Sunday, December 9, 2012

The Greatest

Due to an unwise level of incaution on my part, I was roped into a "debate" about the existence of God. And one of the debaters threw out an charge that I'd heard many time before.

"So," he'd said to one of the participants who'd claimed disbelief, "you're arrogant enough to claim that there is nothing in the Universe greater than yourself?"

This escalation in the rhetoric of the "debate" was interesting, mainly because it was the first time in my experience that the charge of "arrogance" had been made explicit - normally the "nothing greater in the Universe" question stood on its own, and if it was charged that an accusation of arrogance had been made, it could be plausibly denied. Of course, it's a common facet of human nature to attribute a failure to understand something a given individual sees as self-evident to a certain level of moral deficiency, even as it's common to deny having made such an attribution.

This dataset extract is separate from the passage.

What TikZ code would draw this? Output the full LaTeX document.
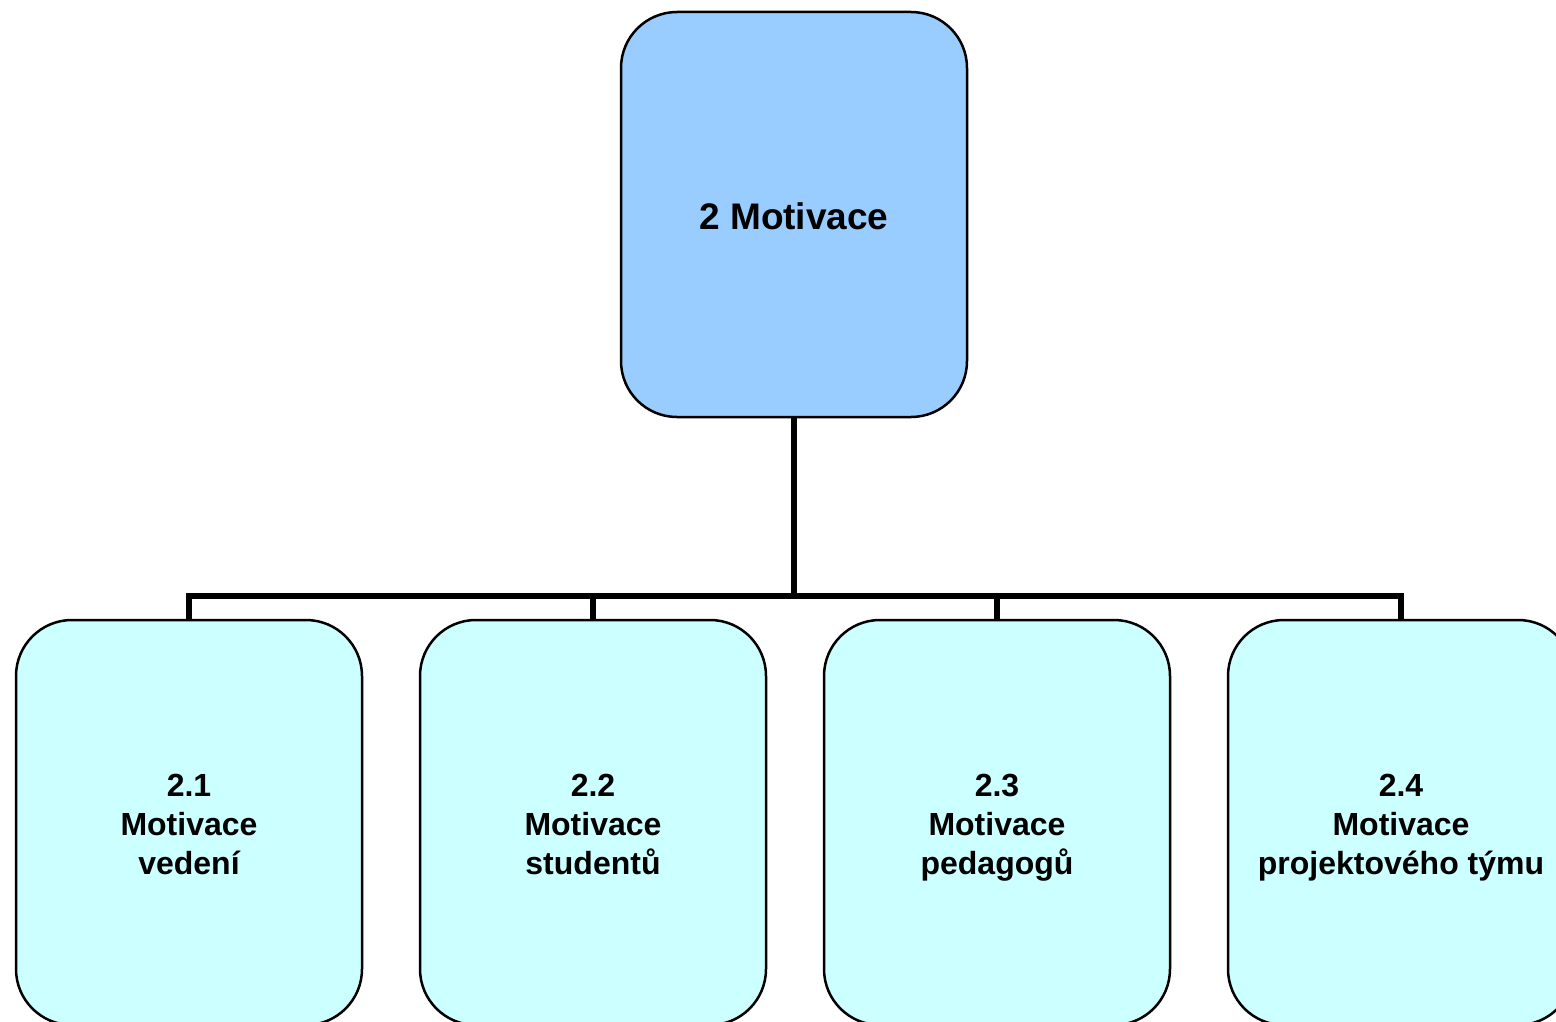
\documentclass[tikz,border=0pt]{standalone}
\usepackage{fontspec}
\setmainfont{Liberation Sans}
\definecolor{topfill}{HTML}{99CCFF}
\definecolor{subfill}{HTML}{CCFFFF}
\begin{document}
\begin{tikzpicture}[x=1pt,y=-1pt,
  topbox/.style={draw=black, line width=2.5pt, fill=topfill, rounded corners=56pt,
    minimum width=346pt, minimum height=405pt, inner sep=0pt},
  subbox/.style={draw=black, line width=2.5pt, fill=subfill, rounded corners=56pt,
    minimum width=346pt, minimum height=405pt, inner sep=0pt},
  toptext/.style={inner sep=0pt, font=\fontsize{37}{44}\selectfont\bfseries, align=center},
  subtext/.style={inner sep=0pt, font=\fontsize{32}{39}\selectfont\bfseries, align=center},
  conn/.style={draw=black, line width=6pt, line join=miter}]
\useasboundingbox (0,0) rectangle (1556,1022);
\node[topbox] (top) at (794,214.5) {};
\node[toptext] (t0) at ([yshift=-2pt]top.center) {2 Motivace};
\node[subbox] (b1) at (189,822.5) {};
\node[subbox] (b2) at (593,822.5) {};
\node[subbox] (b3) at (997,822.5) {};
\node[subbox] (b4) at (1401,822.5) {};
\node[subtext] (t1) at ([yshift=-5.5pt]b1.center) {2.1\\Motivace\\vedení\vphantom{gý}};
\node[subtext] (t2) at ([yshift=-5.5pt]b2.center) {2.2\\Motivace\\studentů\vphantom{gý}};
\node[subtext] (t3) at ([yshift=-5.5pt]b3.center) {2.3\\Motivace\\pedagogů\vphantom{gý}};
\node[subtext] (t4) at ([yshift=-5.5pt]b4.center) {2.4\\Motivace\\projektového týmu\vphantom{gý}};
\coordinate (bus) at (794,596);
\draw[conn] (top.south) -- (bus);
\draw[conn] (b1.north) -- (b1.north |- bus) -- (b4.north |- bus) -- (b4.north);
\draw[conn] (b2.north) -- (b2.north |- bus);
\draw[conn] (b3.north) -- (b3.north |- bus);
\end{tikzpicture}
\end{document}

I've always found upshot of this common Christian rhetorical device, the idea that of all the things in the Universe, mankind is second only to God, to be curious, mainly because it seems to me to be so clearly incorrect. Consider - were I to snap my fingers right now, and the Sun were to be immediately reduced to a cold, dark mass in the center of our solar system, life on Earth would start to suck - a lot - in about the next eight minutes. And, as clever a species as we are, we'd be completely and utterly boned - the Extinction Express would be rolling along. On the other hand, were I to snap my fingers and trigger Life After People, eight minutes in, the Sun would be completely unperturbed. Winner: Sun. If that doesn't count as being greater than humanity, I could always ramp it up a notch - or twelve. Gamma-ray bursts, anyone? Of course, I try to avoid assigning any moral, ethical or intellectual weight to this (not that I was successful the other day), as it's really just a way of looking at the world, and in the grand scheme of things, our opinions are pretty worthless things.


The place that we see for ourselves in the Universe is one of those things that goes beyond science and religion. To a degree, it's part of the emotionally freighted concepts that we have of what it means to be "human," and all that this entails. As such, it's never the objective thing that we often present it as, whether or not we realize it.